F1000
- Parent company: Taylor & Francis Group
- Founded: 2000
- Founder: Vitek Tracz
- Country of origin: United Kingdom
- Headquarters location: London
- Distribution: Worldwide
- Key people: Rebecca Lawrence (Managing Director)
- Publication types: Reviews, scientific articles, posters, slides
- Nonfiction topics: Science
- Official website: f1000.com

= F1000 (publisher) =

Academic publisher

F1000 (formerly "Faculty of 1000") is an open research publisher for scientists, scholars, and clinical researchers. F1000 offers a different research evaluation service from standard academic journals by offering peer-review after, rather than before, publishing a research article. Initially, F1000 was named after the 1,000 faculty members who performed peer-reviews, but over time F1000 expanded to more than 8,000 members. When F1000 was acquired by Taylor & Francis Group in January 2020, it kept the publishing services. F1000Prime (AKA Faculty Opinions) and F1000 Workspace (AKA Sciwheel) were acquired by different brands.

==History==

Faculty of 1000 was founded in 2000 by publishing entrepreneur Vitek Tracz in London. Initially, it was named after the 1,000 experts it had reviewing academic works, but over time F1000 expanded to more than 8,000 members. In 2002, it introduced F1000Prime (later known as Faculty Opinions), which recommended scientific articles selected by its experts.

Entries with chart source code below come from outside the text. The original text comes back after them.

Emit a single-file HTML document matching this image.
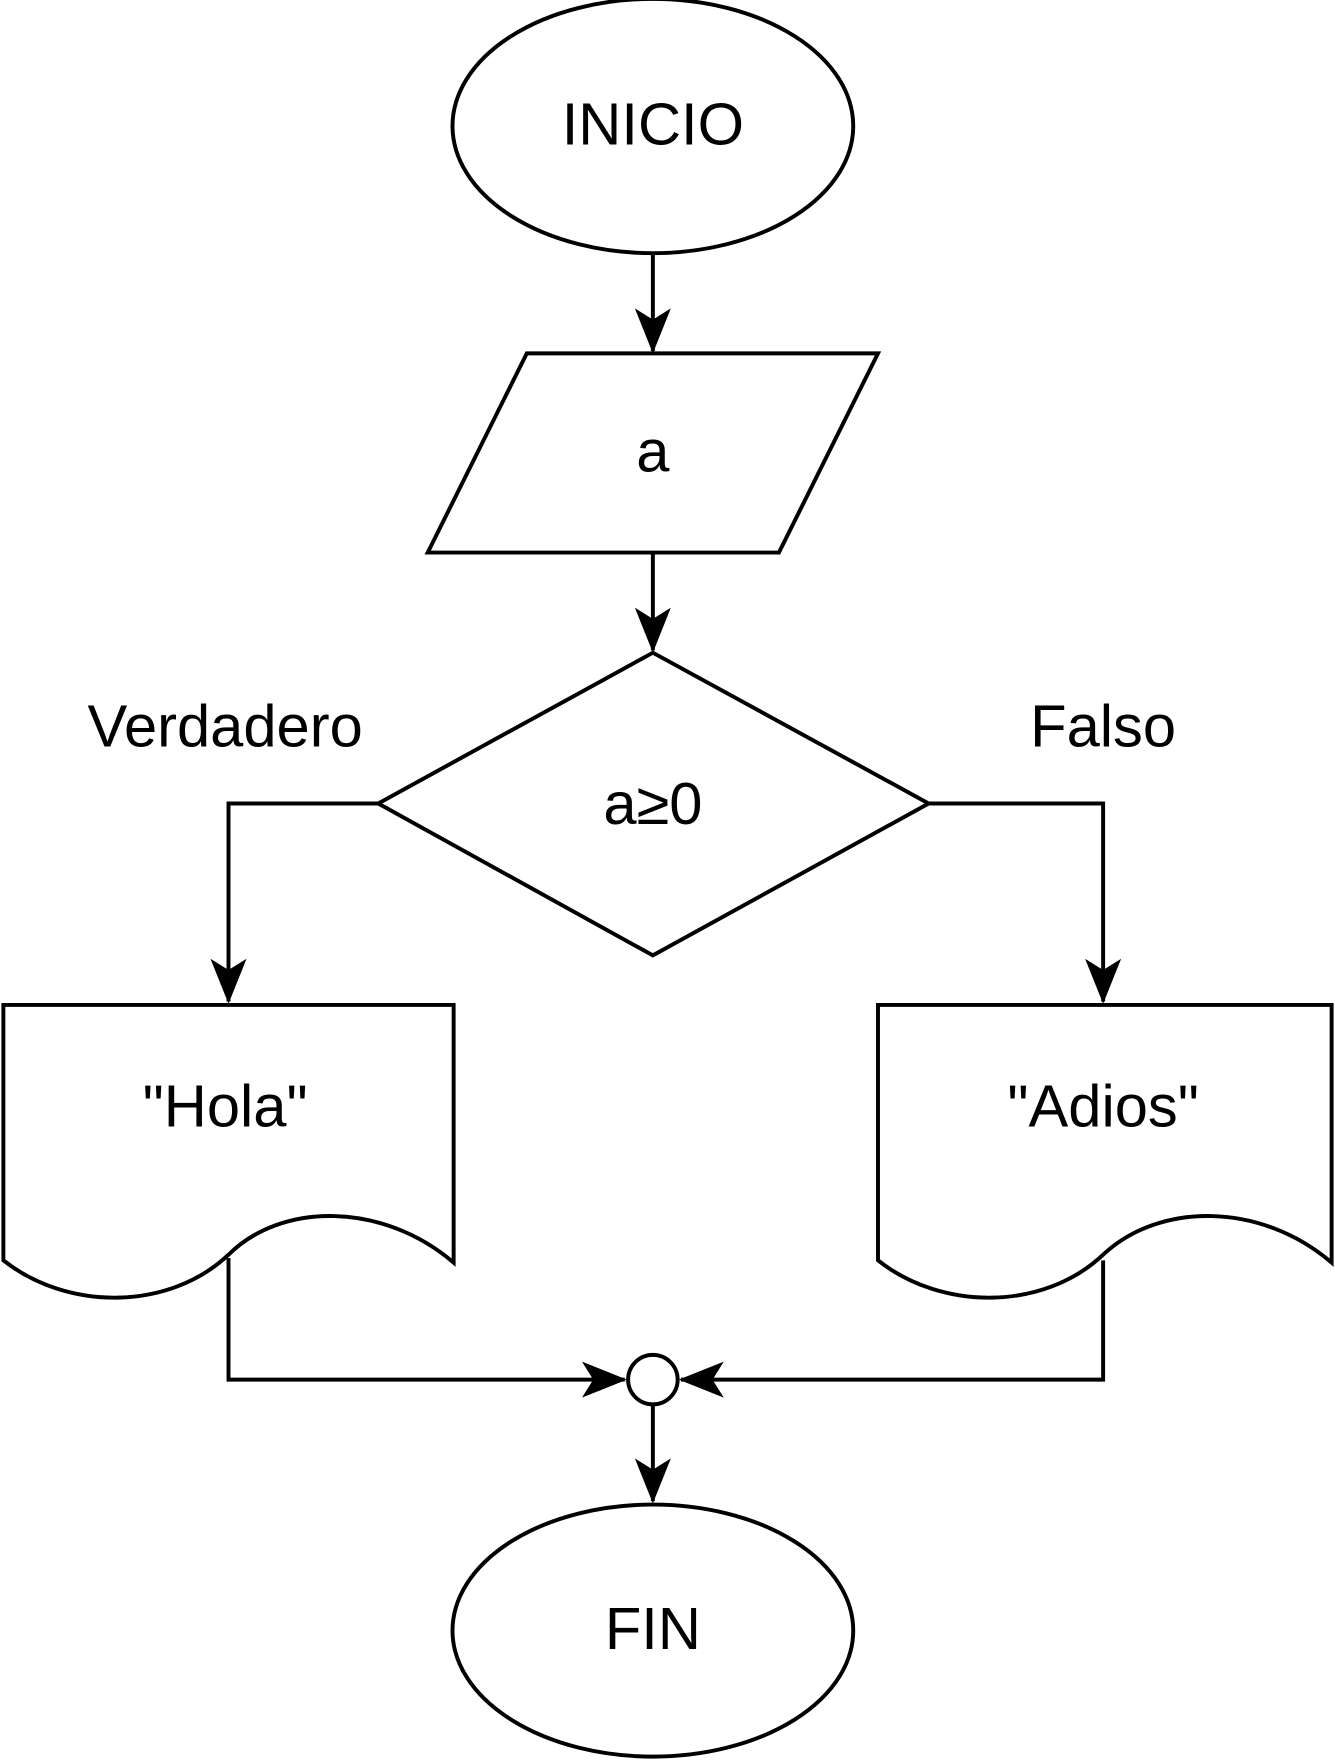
<!DOCTYPE html>
<html><head><meta charset="utf-8"><style>
html,body{margin:0;padding:0;background:#fff;}
svg{display:block;}
text{font-family:"Liberation Sans",sans-serif;font-size:53px;fill:#000;text-anchor:middle;dominant-baseline:central;}
</style></head><body>
<svg width="1335" height="1760" viewBox="0 0 1186 1564" preserveAspectRatio="none" xmlns="http://www.w3.org/2000/svg">
<defs>
<marker id="ar" viewBox="0 0 40 32" refX="38" refY="16" markerWidth="40" markerHeight="32" markerUnits="userSpaceOnUse" orient="auto">
<path d="M0,0 L40,16 L0,32 L10,16 Z" fill="#000"/>
</marker>
</defs>
<g fill="none" stroke="#000" stroke-width="3.5">
<ellipse cx="580" cy="112" rx="178" ry="113" fill="#fff"/>
<line x1="580" y1="226" x2="580" y2="312" marker-end="url(#ar)"/>
<polygon points="468,314 780,314 692,491 380,491" fill="#fff"/>
<line x1="580" y1="491" x2="580" y2="578" marker-end="url(#ar)"/>
<polygon points="580,580 825,714 580,849 336,714" fill="#fff"/>
<polyline points="336,714 203,714 203,890" marker-end="url(#ar)"/>
<polyline points="825,714 980,714 980,890" marker-end="url(#ar)"/>
<path d="M3,893 H403 V1122 C340,1068 250,1068 203,1115 C150,1165 60,1165 3,1120 Z" fill="#fff"/>
<path d="M780,893 H1183 V1122 C1120,1068 1030,1068 980,1115 C927,1165 837,1165 780,1120 Z" fill="#fff"/>
<polyline points="203,1118 203,1226 555,1226" marker-end="url(#ar)"/>
<polyline points="980,1120 980,1226 605,1226" marker-end="url(#ar)"/>
<circle cx="580" cy="1226" r="22" fill="#fff"/>
<line x1="580" y1="1248" x2="580" y2="1334" marker-end="url(#ar)"/>
<ellipse cx="580" cy="1449" rx="178" ry="112" fill="#fff"/>
</g>
<text x="580" y="110">INICIO</text>
<text x="580" y="401">a</text>
<text x="580" y="714">a≥0</text>
<text x="200" y="645">Verdadero</text>
<text x="980" y="645">Falso</text>
<text x="200" y="983">"Hola"</text>
<text x="980" y="983">"Adios"</text>
<text x="580" y="1447">FIN</text>
</svg>
</body></html>
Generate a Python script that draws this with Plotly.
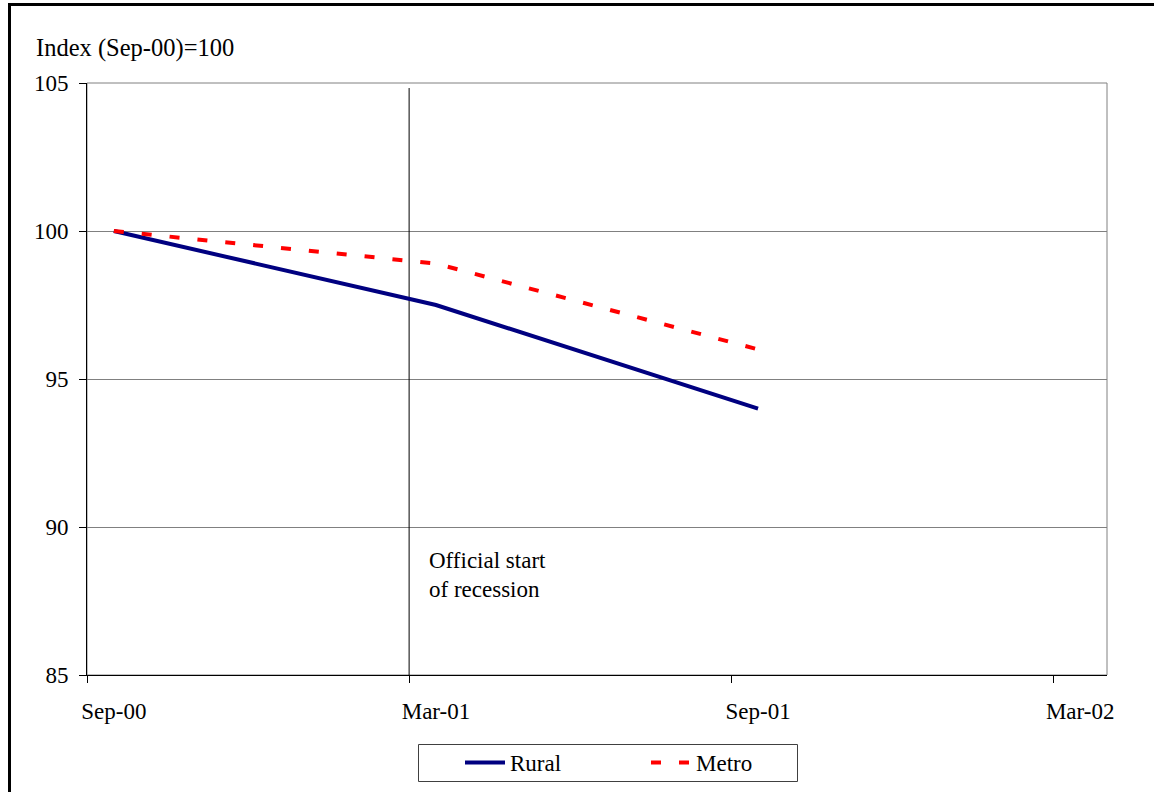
import pandas as pd
import plotly.graph_objects as go

# Monthly index values (Sep-00 = 100)
months = ["Sep-00", "Mar-01", "Sep-01"]
rural = [100.0, 97.5, 94.0]
metro = [100.0, 98.9, 96.0]

tick_labels = ["Sep-00", "Mar-01", "Sep-01", "Mar-02"]
recession_start = "Mar-01"
first_month, last_month = "Sep-00", "Mar-02"


# Excel-style time axis: months are equal-width slots counted from the first
# month; a month's slot starts at its index and its points sit mid-slot.
def month_index(label):
    ts = pd.to_datetime(label, format="%b-%y")
    base = pd.to_datetime(first_month, format="%b-%y")
    return (ts.year - base.year) * 12 + (ts.month - base.month)


x_range = [0, month_index(last_month) + 1]

W, H = 1154, 792
ML, MR, MT, MB = 87, 47, 83, 117
PW, PH = W - ML - MR, H - MT - MB


def px_x(p):
    return (p - ML) / PW


def px_y(p):
    return (H - MB - p) / PH


FONT = "Liberation Serif, Times New Roman, serif"
FS = 23

fig = go.Figure()

fig.add_trace(go.Scatter(
    x=[month_index(recession_start)] * 2, y=[85, 104.83],
    mode="lines", line=dict(color="black", width=1),
    showlegend=False, hoverinfo="skip"))

fig.add_trace(go.Scatter(
    x=[month_index(m) + 0.5 for m in months], y=rural, name="Rural",
    mode="lines", line=dict(color="#000080", width=4)))

fig.add_trace(go.Scatter(
    x=[month_index(m) + 0.5 for m in months], y=metro, name="Metro",
    mode="lines", line=dict(color="#FF0000", width=4, dash="10px,18px")))

fig.update_layout(
    width=W, height=H,
    margin=dict(l=ML, r=MR, t=MT, b=MB, autoexpand=False),
    paper_bgcolor="white", plot_bgcolor="white",
    font=dict(family=FONT, size=FS, color="black"),
    xaxis=dict(
        range=x_range,
        tickvals=[month_index(m) for m in tick_labels],
        showticklabels=False, ticks="outside", ticklen=7, tickcolor="black",
        showline=True, linecolor="black", linewidth=1, showgrid=False,
        zeroline=False, automargin=False),
    xaxis2=dict(
        range=x_range, overlaying="x", side="bottom", anchor="y",
        tickvals=[month_index(m) + 0.5 for m in tick_labels],
        ticktext=tick_labels,
        ticks="", showline=False, showgrid=False, zeroline=False,
        ticklabelstandoff=20, automargin=False,
        tickfont=dict(family=FONT, size=FS)),
    yaxis=dict(
        range=[85, 105], tickvals=[85, 90, 95, 100, 105],
        ticks="outside", ticklen=7, tickcolor="black",
        showline=True, linecolor="black", linewidth=1,
        showgrid=True, gridcolor="#808080", gridwidth=1, zeroline=False,
        ticklabelstandoff=6, automargin=False,
        tickfont=dict(family=FONT, size=FS)),
    legend=dict(
        orientation="h", x=px_x(460), xanchor="left",
        y=px_y(741), yanchor="top",
        borderwidth=0, bgcolor="rgba(0,0,0,0)",
        itemwidth=40, entrywidth=131, entrywidthmode="pixels",
        font=dict(family=FONT, size=FS)),
    showlegend=True,
)

# An invisible trace on the label axis keeps it drawn
fig.add_trace(go.Scatter(x=x_range, y=[None, None], xaxis="x2",
                         showlegend=False, hoverinfo="skip"))

# Plot-area frame (grey), legend box, outer chart frame (black)
fig.add_shape(type="rect", xref="paper", yref="paper", x0=0, y0=0, x1=1, y1=1,
              line=dict(color="#808080", width=1), layer="below")
fig.add_shape(type="rect", xref="paper", yref="paper",
              x0=px_x(418.5), y0=px_y(781.5), x1=px_x(797.5), y1=px_y(744.5),
              line=dict(color="#404040", width=1), layer="below")
fig.add_shape(type="rect", xref="paper", yref="paper",
              x0=px_x(9.5), y0=px_y(800), x1=px_x(1165), y1=px_y(4.5),
              line=dict(color="black", width=3), layer="below")

fig.add_annotation(text="Index (Sep-00)=100", xref="paper", yref="paper",
                   x=px_x(34), y=px_y(48), xanchor="left", yanchor="middle",
                   showarrow=False, font=dict(family=FONT, size=24.5))
fig.add_annotation(text="Official start", xref="x", yref="y",
                   x=month_index(recession_start), y=88.87, xshift=18,
                   xanchor="left", yanchor="middle", showarrow=False,
                   font=dict(family=FONT, size=FS))
fig.add_annotation(text="of recession", xref="x", yref="y",
                   x=month_index(recession_start), y=87.89, xshift=18,
                   xanchor="left", yanchor="middle", showarrow=False,
                   font=dict(family=FONT, size=FS))

fig.write_html("out.html")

At first, F1000 was focused on biology, but later expanded to additional scientific fields over time, including a focus on medicine beginning in 2006.

The company was part of the Science Navigation Group until its acquisition by Taylor & Francis in January 2020. As part of the deal, founder Vitek Tracz remained the owner of Prime and Workspace, leaving the new F1000 (and F1000Research) owned by Taylor & Francis. Faculty Opinions (F1000Prime) was later acquired by a tech company called H1 in February 2022. F1000 now only provides publishing and related services.

== Services==

F1000 is an open research publisher for academic works. Its model focuses on publishing findings quickly using a post-publication peer-review system. Authors submit an article and all of its underlying data. F1000 does a prepublication check and publishes the article, usually within a couple weeks. After the article is published, an expert is assigned to conduct a peer-review of the work. The peer-review is done publicly, online, and on an ongoing basis. The expert conducting the peer review discloses their name and any vested interests, abandoning the double-blind, anonymous peer-review system that is typical in academic publishing. Additionally, other organizations like the Bill & Melinda Gates Foundation (platform Gates Open Research) and the European Commission (platform Open Research Europe) contract out the development and support of their own open-access publishing systems to F1000.

It publishes articles and "collections" of other research content such as presentations. Users can filter articles to see only those that have passed peer review. In January 2020, the publisher Taylor & Francis bought F1000Research.

===Previous services===
F1000 used to operate Faculty Opinions, formerly known as F1000Prime, until F1000 was acquired by Taylor & Francis in 2020. The founder of F1000 remained the owner of Prime, which he subsequently sold to tech company H1 in February 2022. Faculty Opinions drew attention to scientific works that are well-rated by F1000's experts. The Faculty Opinions ranking system further provided an alternative article highlighting system from the use of article impact metrics like total citation count. Faculty Opinions experts nominated primary research papers they felt were important or interesting, wrote a description of the work's significance, then linked to where the work was originally published. This helped pinpoint papers.

No new expert articles recommendations have been added to H1Connect. Previous evaluations are listed as archived (see H1). It appears the evaluation and recommendation service has been discontinued.

Sciwheel, formerly F1000Workspace, was a citation manager platform previously operated by F1000. SciWheel also offered article recommendations based on a user's existing reference library. After the acquisition, it was owned by F1000 founder Vitek Tracz, before being acquired by SAGE Publishing in 2022.